Размышления Гладкова о романе настолько проницательны, что хочется выписывать их целиком. Вот еще, последняя цитата:
«Все национально-русское в романе как-то искусственно сгущено и почти стилизовано. Иногда мне казалось, что я читаю переводную книгу (особенно в романических местах) – такая уж это литературно-традиционная Россия. Так пишут и говорят о России, кто знает ее не саму по себе, а по Достоевскому или позднему Бунину. Так и мы, наверное, часто пишем и говорим о загранице. Это почти условная и очень экзотическая Россия самоваров, религиозных праздников, рождественских елок, ночных бесконечных бесед: стилизованная эссенция России. Не потому ли так велик был успех этой книги за границей? (...) Ни одна из сторон русской жизни описанного времени не показана в ней верно и полно. Это в целом очень неуклюжее и антипластичное соединение иногда проницательных, часто тонких, субъективных наблюдений автора с грубо построенным макетом эпигонского романа в манере Достоевского» (там же, с. 452—453).

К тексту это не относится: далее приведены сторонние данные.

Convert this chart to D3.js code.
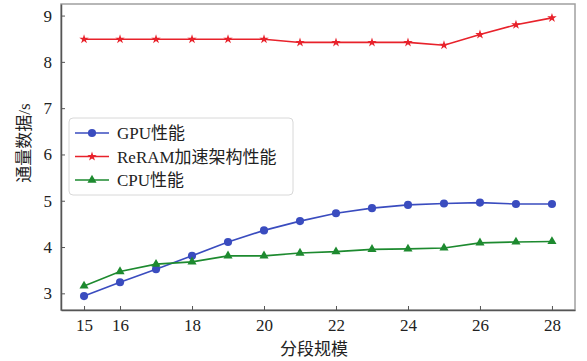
<!DOCTYPE html>
<html>
<head>
<meta charset="utf-8">
<script src="https://cdn.jsdelivr.net/npm/d3@7"></script>
<style>
  html, body { margin: 0; padding: 0; background: #fff; }
  svg { display: block; }
  text { font-family: "Liberation Serif", "Noto Sans CJK SC", serif; fill: #222; }
</style>
</head>
<body>
<svg id="chart" width="587" height="361"></svg>
<script>
// Segment scale on the x axis
const segments = [15, 16, 17, 18, 19, 20, 21, 22, 23, 24, 25, 26, 27, 28];

// Throughput of each implementation
const gpuValues   = [2.94, 3.24, 3.52, 3.81, 4.11, 4.36, 4.56, 4.73, 4.84, 4.91, 4.94, 4.96, 4.93, 4.93];
const reramValues = [8.49, 8.49, 8.49, 8.49, 8.49, 8.49, 8.42, 8.42, 8.42, 8.42, 8.36, 8.59, 8.80, 8.95];
const cpuValues   = [3.16, 3.47, 3.63, 3.68, 3.81, 3.81, 3.87, 3.90, 3.95, 3.96, 3.98, 4.09, 4.11, 4.12];

const seriesNames = ["GPU性能", "ReRAM加速架构性能", "CPU性能"];
const xTicks = [15, 16, 18, 20, 22, 24, 26, 28];
const yTicks = [3, 4, 5, 6, 7, 8, 9];

const xLabel = "分段规模";
const yLabel = "通量数据/s";

const series = [
  { name: seriesNames[0], values: gpuValues,   color: "#3a4cbf", symbol: d3.symbolCircle,   size: 52 },
  { name: seriesNames[1], values: reramValues, color: "#e8222b", symbol: d3.symbolStar,     size: 28 },
  { name: seriesNames[2], values: cpuValues,   color: "#1d8a2f", symbol: d3.symbolTriangle, size: 36 }
];

const svg = d3.select("#chart");
const plot = { left: 61, top: 4, right: 575, bottom: 310 };

const x = d3.scaleLinear().domain([14.36, 28.64]).range([plot.left, plot.right]);
const y = d3.scaleLinear().domain([2.64, 9.25]).range([plot.bottom, plot.top]);

// Frame around the plotting area
svg.append("rect")
  .attr("x", plot.left).attr("y", plot.top)
  .attr("width", plot.right - plot.left).attr("height", plot.bottom - plot.top)
  .attr("fill", "none").attr("stroke", "#a0a0a0").attr("stroke-width", 1.5);

// Axes with inward ticks
const xAxis = svg.append("g")
  .attr("transform", `translate(0,${plot.bottom})`)
  .call(d3.axisBottom(x).tickValues(xTicks).tickSizeInner(-4).tickSizeOuter(0).tickPadding(9).tickFormat(d3.format("d")));
const yAxis = svg.append("g")
  .attr("transform", `translate(${plot.left},0)`)
  .call(d3.axisLeft(y).tickValues(yTicks).tickSizeInner(-4).tickSizeOuter(0).tickPadding(9).tickFormat(d3.format("d")));

[xAxis, yAxis].forEach(g => {
  g.select(".domain").attr("stroke", "#555").attr("stroke-width", 1.5);
  g.selectAll(".tick line").attr("stroke", "#555");
  g.selectAll(".tick text")
    .style("font-family", "'Liberation Serif', serif")
    .style("font-size", "17px").attr("fill", "#333");
});

// Series lines and markers
const line = d3.line().x((d, i) => x(segments[i])).y(d => y(d));

series.forEach(s => {
  svg.append("path")
    .datum(s.values)
    .attr("d", line)
    .attr("fill", "none")
    .attr("stroke", s.color)
    .attr("stroke-width", 1.6);
  svg.append("g").selectAll("path")
    .data(s.values)
    .join("path")
    .attr("transform", (d, i) => `translate(${x(segments[i])},${y(d)})`)
    .attr("d", d3.symbol().type(s.symbol).size(s.size))
    .attr("fill", s.color);
});

// Legend
const legend = svg.append("g").attr("transform", "translate(69,118)");
legend.append("rect")
  .attr("width", 224).attr("height", 77).attr("rx", 4)
  .attr("fill", "#fff").attr("fill-opacity", 0.9)
  .attr("stroke", "#d8d8d8").attr("stroke-width", 1);

series.forEach((s, i) => {
  const row = legend.append("g").attr("transform", `translate(0,${15 + i * 23.5})`);
  row.append("line")
    .attr("x1", 6).attr("x2", 40)
    .attr("stroke", s.color).attr("stroke-width", 1.6);
  row.append("path")
    .attr("transform", "translate(23,0)")
    .attr("d", d3.symbol().type(s.symbol).size(s.size))
    .attr("fill", s.color);
  row.append("text")
    .attr("x", 48).attr("y", 6)
    .style("font-size", "17px")
    .text(s.name);
});

// Axis titles
svg.append("text")
  .attr("x", (plot.left + plot.right) / 2 - 4).attr("y", 355)
  .attr("text-anchor", "middle")
  .style("font-size", "17px")
  .text(xLabel);

svg.append("text")
  .attr("transform", "translate(30,143) rotate(-90)")
  .attr("text-anchor", "middle")
  .style("font-size", "17px")
  .text(yLabel);
</script>
</body>
</html>
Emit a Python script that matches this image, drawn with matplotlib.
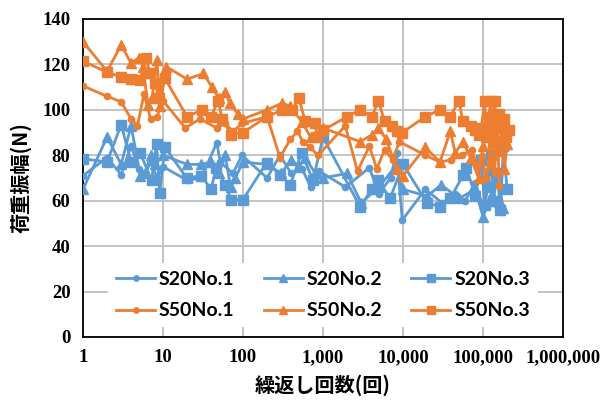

Многое из того, о чем пишет Александр Гладков, говорили Борису Леонидовичу первые слушатели и читатели книги. Но Пастернак замечал одни только хвалебные отклики.
Среди тех, кто приветствовал роман, – Эмма Герштейн, Сергей Дурылин, Николай Замошкин, Николай Любимов, Сергей Спасский, Ольга Фрейденберг, Варлам Шаламов, Мария Юдина.
Среди критиковавших книгу – Анна Ахматова, Всеволод Иванов, Борис Ливанов, Ариадна Эфрон.
Сам же Пастернак говорил, что пишет этот роман «о людях, которые могли быть представителями моей школы – если бы у меня такая была». То есть для идеальной аудитории – когда автор, бесконечно размножаясь, заполняет собою любые залы, согласно кивающие ему в ответ.
Но, в конце концов, критики его книги ничуть не противоречили автору, который настаивал на несовершенстве формы как особой новизне.
«Для поэзии, – вспоминал Андрей Синявский их встречу в конце 1957 года, – он не видел теперь больших перспектив. Но этот переход от стихов к прозе был для него не просто стилистической или собственно литературной закономерностью. В каком-то смысле это был для него выход за рамки литературы вообще и, главное, выход за сложившиеся стереотипы мышления. Как бы откидывая и свою, и всяческую поэзию в прошлое, он сказал, что сейчас вообще наступило время, может быть, „писать не руками, а ногами“. Он так в точности и выразился: „не руками, а ногами“. Пытаясь уточнить, я переспросил: – Жизнью? Писать жизнью? – Он неохотно согласился: – Да, жизнью. Ногами! Настало время писать не руками, а ногами!» (Синявский, с. 134—135).